September 30, 2021, 4:08 PM UTC

You’re going to need to send your holiday cards to friends on the other side of the country a good bit earlier this year.

Starting Friday, the U.S. Postal Service will enact new service standards that will result in longer transit times, meaning possible delays—especially when letters and packages are traveling long distances.

As much as 40% of the letters, periodicals, and packages sent via First Class mail could see slowdowns. That works out to a little more than 21 million pieces of mail, as judged by 2020 figures.  

The changes are part of Postmaster General Louis DeJoy’s controversial 10-year plan for the agency. DeJoy maintains the slowdown, along with higher prices, will help the USPS cut its deficits by as much as $160 billion. Many Democrats oppose the plan and have called for DeJoy’s removal. (DeJoy is a major donor to the GOP and Donald Trump, who appointed him to the job.)

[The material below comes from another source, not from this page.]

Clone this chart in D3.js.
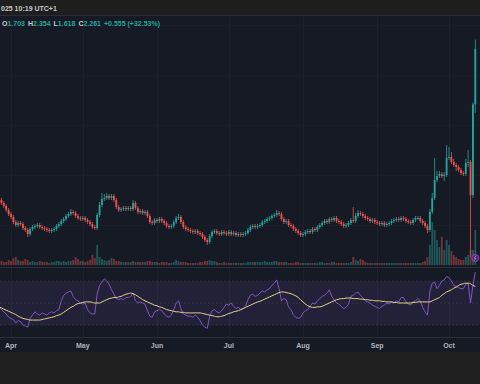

Historically, First Class mail was delivered within one to three days. Under the new standards, that’s being extended to five. Postal officials say mail traveling within a local area will continue to be delivered in one or two days.

It’s not the first time the USPS has found itself swirling in controversy this year. In August, the Postal Service said it would add surcharges onto holiday packages shipped between Oct. 3 and Dec. 26 to help offset higher shipping costs. You can expect to pay anywhere from an extra 25 cents to an extra $5, depending on the size of the package and the distance it needs to travel. The extra charges will apply to both individuals and corporations.

This comes one year after the division was overwhelmed with packages and many consumers reported substantial delays during the holiday season.